Question

How do you solve ${{\left( x-6 \right)}^{2}}=25$ ?

Answer 1

Hint: To solve the above equation, we are going to first subtract 25 on both the sides. Then we will require the following algebraic identity: ${{a}^{2}}-{{b}^{2}}=\left( a-b \right)\left( a+b \right)$. After applying this algebraic identity we can easily find the values of x.

Complete step-by-step solution:
The quadratic equation given in the above problem which we have to solve is as follows:
${{\left( x-6 \right)}^{2}}=25$
Subtracting 25 on both the sides of the above equation we get,
$\begin{align}
  & {{\left( x-6 \right)}^{2}}-25=25-25 \\
 & \Rightarrow {{\left( x-6 \right)}^{2}}-25=0 \\
\end{align}$
In the above equation, we can write 25 as ${{5}^{2}}$ so we are writing 25 in this manner we get,
${{\left( x-6 \right)}^{2}}-{{5}^{2}}=0$
As you can see that the expression written in the L.H.S of the above equation is of the form ${{a}^{2}}-{{b}^{2}}$ so we can use the identity of ${{a}^{2}}-{{b}^{2}}$ which is equal to:
${{a}^{2}}-{{b}^{2}}=\left( a-b \right)\left( a+b \right)$
$\begin{align}
  & \Rightarrow {{\left( x-6 \right)}^{2}}-{{5}^{2}}=0 \\
 & \Rightarrow \left( x-6-5 \right)\left( x-6+5 \right)=0 \\
 & \Rightarrow \left( x-11 \right)\left( x-1 \right)=0 \\
\end{align}$
To find the value of x in the above equation, we are going to equate each bracket to 0 and we get,
$\begin{align}
  & x-11=0 \\
 & \Rightarrow x=11; \\
\end{align}$
$\begin{align}
  & x-1=0 \\
 & \Rightarrow x=1 \\
\end{align}$
From the above solutions, we have got the solutions of x as 1 and 11.
Hence, we have solved the equation given in the above problem and its solutions are 1 and 11.

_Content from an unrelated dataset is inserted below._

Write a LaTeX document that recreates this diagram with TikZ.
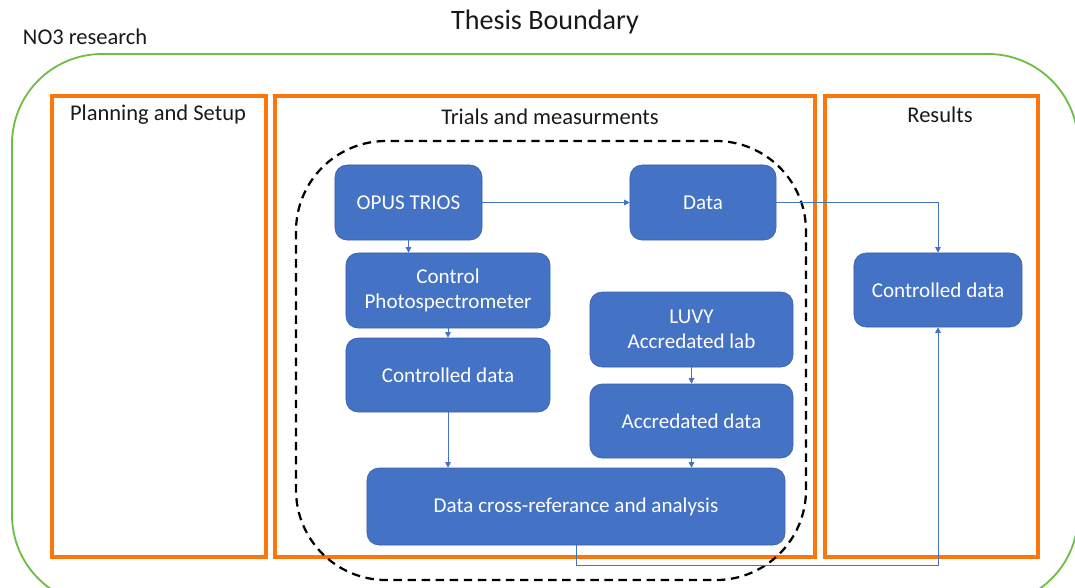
\documentclass[tikz,border=0pt]{standalone}
\usepackage{fontspec}
\setmainfont{Carlito}
\usetikzlibrary{arrows.meta}
\definecolor{boxblue}{RGB}{68,114,196}
\definecolor{boxline}{RGB}{55,95,170}
\definecolor{frameorange}{RGB}{252,118,12}
\definecolor{framegreen}{RGB}{110,190,70}
\begin{document}
\begin{tikzpicture}[x=0.025cm,y=-0.025cm,
    block/.style={draw=boxline,fill=boxblue,text=white,rounded corners=0.3cm,
        align=center,font=\fontsize{15}{18}\selectfont,inner sep=2pt},
    phase/.style={draw=frameorange,line width=2.2pt},
    link/.style={draw=boxblue,line width=0.6pt,-{Triangle[length=4pt,width=4pt]}},
    title/.style={text=black!90,font=\fontsize{16}{19}\selectfont}]
    \clip (0,0) rectangle (1075,587);
    %boundary
    \node[title,font=\fontsize{20}{24}\selectfont] (thesis) at (545,22) {Thesis Boundary};
    \node[title,anchor=west] (no3) at (18,37) {NO3 research};
    \draw[framegreen,line width=1.3pt,rounded corners=2.25cm] (12,54) rectangle (1078,605);
    %phases
    \draw[phase] (52,96) rectangle (266,557);
    \draw[phase] (275,96) rectangle (815,557);
    \draw[phase] (825,96) rectangle (1038,557);
    \node[title] (plan) at (158,115) {Planning and Setup};
    \node[title] (trials) at (550,117) {Trials and measurments};
    \node[title] (res) at (940,115) {Results};
    \draw[line width=1.6pt,dash pattern=on 6pt off 4pt,rounded corners=2.25cm] (296,141) rectangle (806,580);
    %blocks
    \node[block,minimum width=3.675cm,minimum height=1.875cm] (opus) at (408.5,202.5) {OPUS TRIOS};
    \node[block,minimum width=3.65cm,minimum height=1.875cm] (data) at (703,202.5) {Data};
    \node[block,minimum width=5.1cm,minimum height=1.875cm] (control) at (448,290.5) {Control\\Photospectrometer};
    \node[block,minimum width=5.1cm,minimum height=1.85cm] (ctrldata) at (448,375) {Controlled data};
    \node[block,minimum width=5.075cm,minimum height=1.875cm] (luvy) at (691.5,329.5) {LUVY\\Accredated lab};
    \node[block,minimum width=5.075cm,minimum height=1.85cm] (accdata) at (691.5,421) {Accredated data};
    \node[block,minimum width=10.45cm,minimum height=1.925cm] (cross) at (576,506.5) {Data cross-referance and analysis};
    \node[block,minimum width=4.2cm,minimum height=1.85cm] (resdata) at (938,290) {Controlled data};
    %links
    \draw[link] (opus) -- (data);
    \draw[link] (opus.south) -- (opus.south |- control.north);
    \draw[link] (control) -- (ctrldata);
    \draw[link] (ctrldata) -- (ctrldata |- cross.north);
    \draw[link] (luvy) -- (accdata);
    \draw[link] (accdata) -- (accdata |- cross.north);
    \draw[link] (data.east) -| (resdata.north);
    \coordinate (bend) at (938,565);
    \draw[link] (cross.south) |- (bend) -- (resdata.south);
\end{tikzpicture}
\end{document}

Note: To check the solutions of the quadratic equation, we are going to substitute the values of x which we have obtained above in the given equation and then check whether these values of x are either satisfying the given equation or not.
The values of x which we have obtained above are:
1 and 11
Substituting the value of x as 1 in the above equation we get,
$\begin{align}
  & {{\left( x-6 \right)}^{2}}=25 \\
 & \Rightarrow {{\left( 1-6 \right)}^{2}}=25 \\
 & \Rightarrow {{\left( -5 \right)}^{2}}=25 \\
 & \Rightarrow 25=25 \\
\end{align}$
From the above, it is proven that the value of x equal to 1 is satisfying the given equation.
Similarly, you can check the other value of x (which is equal to 11) whether this value is satisfying the given equation or not.